Asian stocks slump as capital flows back to the US
Asian emerging markets slumped as 10-year US Treasury yields hit a 23-month of 2.75 per cent on the back of better-than-expected US job data.

Asian emerging markets slumped yesterday as 10-year US Treasury yields hit a 23-month of 2.75 per cent on the back of better-than-expected US job data.

"The attraction of US assets is increasing and we see big short-term risks for Asian markets, as foreign capital, especially hot money, flows out of the region," said Yonghao Pu, regional chief investment officer at UBS. Bank of America last week raised its year-end forecast for 10-year Treasury yields to 3 per cent after June employment in the US exceeded projections.
Goldman Sachs over the weekend cut its forecast for the price of gold at the end of 2014 by 14 per cent to US$1,165 per ounce. Bullion prices usually move in the opposite direction to Treasuries.

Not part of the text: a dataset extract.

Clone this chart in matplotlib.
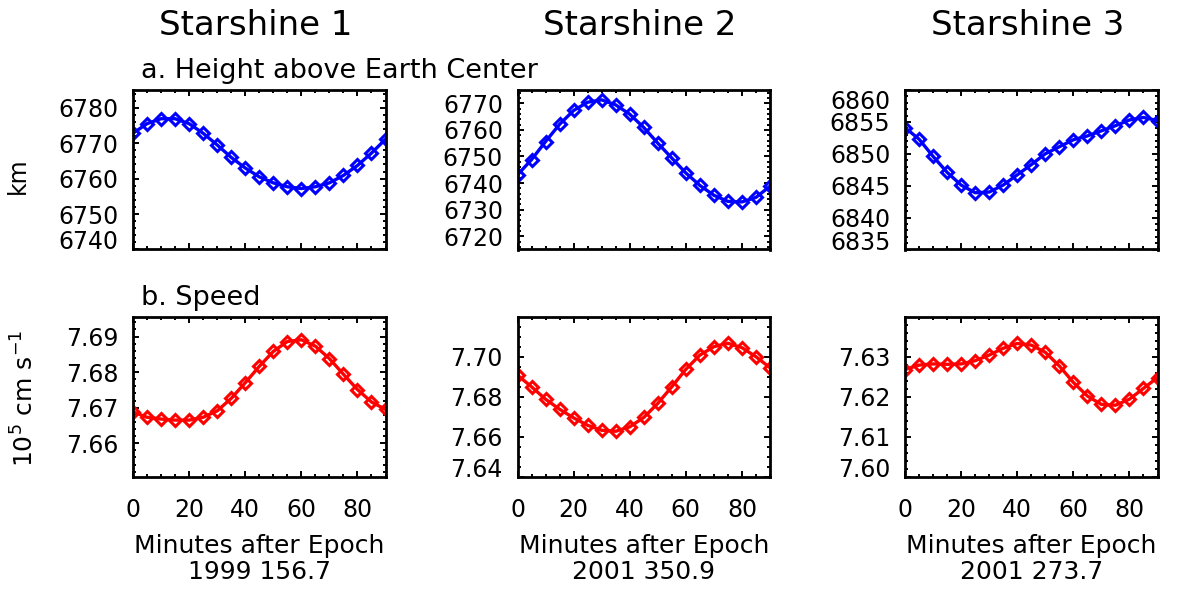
import numpy as np
import matplotlib.pyplot as plt
from matplotlib.ticker import AutoMinorLocator, FormatStrFormatter

plt.rcParams['font.family'] = ['DejaVu Sans']
plt.rcParams['mathtext.fontset'] = 'dejavusans'

# sample times (minutes after epoch)
minutes = [0, 5, 10, 15, 20, 25, 30, 35, 40, 45, 50, 55, 60, 65, 70, 75, 80, 85, 90]

titles = ['Starshine 1', 'Starshine 2', 'Starshine 3']
epochs = ['1999 156.7', '2001 350.9', '2001 273.7']

# height above Earth center (km)
height1 = [6772.8, 6775.5, 6776.9, 6776.9, 6775.5, 6772.8, 6769.5, 6766.0, 6763.0, 6760.5,
           6758.8, 6757.7, 6757.2, 6757.7, 6758.8, 6760.9, 6763.7, 6767.2, 6771.1]
height2 = [6743.1, 6748.8, 6755.6, 6762.1, 6767.3, 6770.4, 6771.3, 6769.4, 6765.9, 6760.9,
           6755.0, 6749.4, 6743.8, 6739.1, 6735.4, 6733.1, 6732.9, 6734.6, 6738.8]
height3 = [6854.1, 6852.3, 6849.6, 6847.1, 6845.1, 6843.9, 6844.0, 6845.1, 6846.7, 6848.3,
           6850.0, 6851.1, 6852.2, 6852.8, 6853.6, 6854.4, 6855.3, 6855.7, 6855.2]

# speed (10^5 cm/s)
speed1 = [7.6688, 7.6673, 7.6668, 7.6665, 7.6665, 7.6673, 7.6691, 7.6726, 7.6770, 7.6816,
          7.6858, 7.6886, 7.6891, 7.6873, 7.6838, 7.6794, 7.6751, 7.6716, 7.6695]
speed2 = [7.6908, 7.6850, 7.6788, 7.6738, 7.6695, 7.6658, 7.6633, 7.6628, 7.6650, 7.6697,
          7.6767, 7.6850, 7.6937, 7.7008, 7.7050, 7.7067, 7.7045, 7.7000, 7.6945]
speed3 = [7.6268, 7.6279, 7.6282, 7.6281, 7.6282, 7.6290, 7.6304, 7.6321, 7.6333, 7.6329,
          7.6311, 7.6277, 7.6236, 7.6202, 7.6181, 7.6179, 7.6194, 7.6221, 7.6248]

heights = [height1, height2, height3]
speeds = [speed1, speed2, speed3]

height_lims = [(6740, 6785), (6715, 6775), (6835, 6860)]
height_step = [10, 10, 5]
height_minor = [5, 5, 5]
speed_lims = [(7.6505, 7.6955), (7.64, 7.7198), (7.60, 7.6399)]
speed_step = [0.01, 0.02, 0.01]
speed_minor = [5, 4, 5]

W, H = 1179, 590
fig = plt.figure(figsize=(W / 100, H / 100), dpi=100)

col_left = [133, 517.5, 905]
col_w = 252.5
rows = [(90, 249.5), (317, 477)]


def add_ax(left, top, bottom):
    return fig.add_axes([left / W, 1 - bottom / H, col_w / W, (bottom - top) / H])


def style(ax, lims, step, nminor, fmt):
    ax.set_xlim(0, 90)
    ax.set_xticks([0, 20, 40, 60, 80])
    ax.xaxis.set_minor_locator(AutoMinorLocator(4))
    lo, hi = lims
    first = np.ceil(round(lo / step, 6)) * step
    ticks = np.arange(first, hi + step * 0.001, step)
    ax.set_ylim(lo, hi)
    ax.set_yticks(ticks)
    ax.yaxis.set_major_formatter(FormatStrFormatter(fmt))
    ax.yaxis.set_minor_locator(AutoMinorLocator(nminor))
    ax.tick_params(which='both', direction='in', top=True, right=True, width=1.4,
                   labelsize=17)
    ax.tick_params(which='major', length=4.5)
    ax.tick_params(which='minor', length=2.2)
    ax.tick_params(axis='y', pad=10.5)
    ax.tick_params(axis='x', pad=15)
    for s in ax.spines.values():
        s.set_linewidth(2)
    # labels at the axis ends sit inside the box
    for t, v in zip(ax.yaxis.get_major_ticks(), ticks):
        if abs(v - lo) < step * 1e-3:
            t.label1.set_verticalalignment('baseline')
        if abs(v - hi) < step * 1e-3:
            t.label1.set_verticalalignment('top')


for i in range(3):
    ax = add_ax(col_left[i], *rows[0])
    ax.plot(minutes, heights[i], color='#0000ff', lw=2.4, marker='D', ms=6,
            mfc='none', mew=2.2)
    style(ax, height_lims[i], height_step[i], height_minor[i], '%d')
    ax.set_xticklabels([])

    ax = add_ax(col_left[i], *rows[1])
    ax.plot(minutes, speeds[i], color='#ff0000', lw=2.4, marker='D', ms=6,
            mfc='none', mew=2.2)
    style(ax, speed_lims[i], speed_step[i], speed_minor[i], '%.2f')

    cx = col_left[i] + col_w / 2
    fig.text((cx - 4) / W, 1 - 35 / H, titles[i], fontsize=24.5, ha='center',
             va='baseline')
    fig.text(cx / W, 1 - 553 / H, 'Minutes after Epoch', fontsize=18, ha='center',
             va='baseline')
    fig.text(cx / W, 1 - 579 / H, epochs[i], fontsize=18, ha='center', va='baseline')

fig.text(141 / W, 1 - 78 / H, 'a. Height above Earth Center', fontsize=19.5,
         va='baseline')
fig.text(141 / W, 1 - 305 / H, 'b. Speed', fontsize=19.5, va='baseline')
fig.text(18 / W, 1 - 176 / H, 'km', fontsize=17, rotation=90, ha='center', va='center')
fig.text(25 / W, 1 - 398 / H, r'10$^5$ cm s$^{-1}$', fontsize=18, rotation=90,
         ha='center', va='center')

fig.savefig('out.png', dpi=100)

Some US$7.4 billion exited Asia ex-Japan over the four weeks to July 5, while US and Japanese markets have seen inflows of US$2.9 billion and US$2.3 billion, respectively, during the period, according to Jefferies.
China's benchmark Shanghai Composite Index shed 2.44 per cent yesterday to finish at its lowest level in 41/2 years after mainland media reported that Beijing would allow initial public offerings by approving 30 new listings by the end of the month.